▶ **SET EXERCISE**
Repeat the material below word for word and leave out all pictures.
● ● ● ● ● ● ●
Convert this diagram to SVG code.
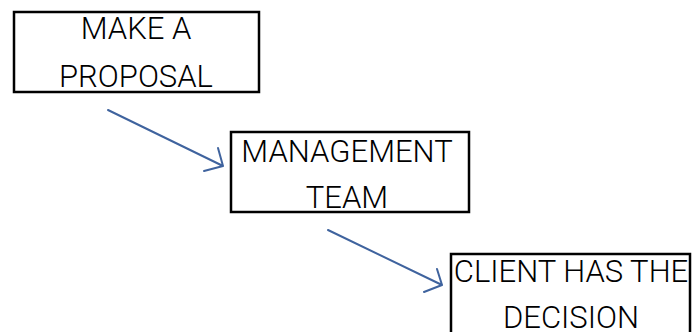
<svg xmlns="http://www.w3.org/2000/svg" width="695" height="332" viewBox="0 0 695 332">
  <defs>
    <style>
      .box { fill: #ffffff; stroke: #000000; stroke-width: 2.5; }
      .label { font-family: Roboto, "Liberation Sans", sans-serif; font-weight: 300; font-size: 31px; fill: #000000; text-anchor: middle; }
      .link { fill: none; stroke: #3f639e; stroke-width: 2; stroke-linecap: round; stroke-linejoin: round; }
    </style>
  </defs>
  <rect width="695" height="332" fill="#ffffff"/>

  <g id="connectors">
    <path class="link" d="M108,110 L223,166 M218,148 L223,166 L204,171"/>
    <path class="link" d="M328,230 L442,285 M437,269 L442,285 L424,292"/>
  </g>

  <g id="make-proposal">
    <rect class="box" x="14" y="12" width="245" height="80"/>
    <text class="label" x="136" y="39">MAKE A</text>
    <text class="label" x="136" y="87">PROPOSAL</text>
  </g>

  <g id="management-team">
    <rect class="box" x="231" y="132" width="238" height="80"/>
    <text class="label" x="347" y="162">MANAGEMENT</text>
    <text class="label" x="347" y="208">TEAM</text>
  </g>

  <g id="client-decision">
    <rect class="box" x="451" y="254" width="239" height="90"/>
    <text class="label" x="571" y="282">CLIENT HAS THE</text>
    <text class="label" x="571" y="328">DECISION</text>
  </g>
</svg>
● ● ● ● ● ● ●
▶ **WORKED ANSWER**
Convert this diagram to SVG code.
<svg xmlns="http://www.w3.org/2000/svg" width="695" height="332" viewBox="0 0 695 332">
  <defs>
    <style>
      .box { fill: #ffffff; stroke: #000000; stroke-width: 2.5; }
      .label { font-family: Roboto, "Liberation Sans", sans-serif; font-weight: 300; font-size: 31px; fill: #000000; text-anchor: middle; }
      .link { fill: none; stroke: #3f639e; stroke-width: 2; stroke-linecap: round; stroke-linejoin: round; }
    </style>
  </defs>
  <rect width="695" height="332" fill="#ffffff"/>

  <g id="connectors">
    <path class="link" d="M108,110 L223,166 M218,148 L223,166 L204,171"/>
    <path class="link" d="M328,230 L442,285 M437,269 L442,285 L424,292"/>
  </g>

  <g id="make-proposal">
    <rect class="box" x="14" y="12" width="245" height="80"/>
    <text class="label" x="136" y="39">MAKE A</text>
    <text class="label" x="136" y="87">PROPOSAL</text>
  </g>

  <g id="management-team">
    <rect class="box" x="231" y="132" width="238" height="80"/>
    <text class="label" x="347" y="162">MANAGEMENT</text>
    <text class="label" x="347" y="208">TEAM</text>
  </g>

  <g id="client-decision">
    <rect class="box" x="451" y="254" width="239" height="90"/>
    <text class="label" x="571" y="282">CLIENT HAS THE</text>
    <text class="label" x="571" y="328">DECISION</text>
  </g>
</svg>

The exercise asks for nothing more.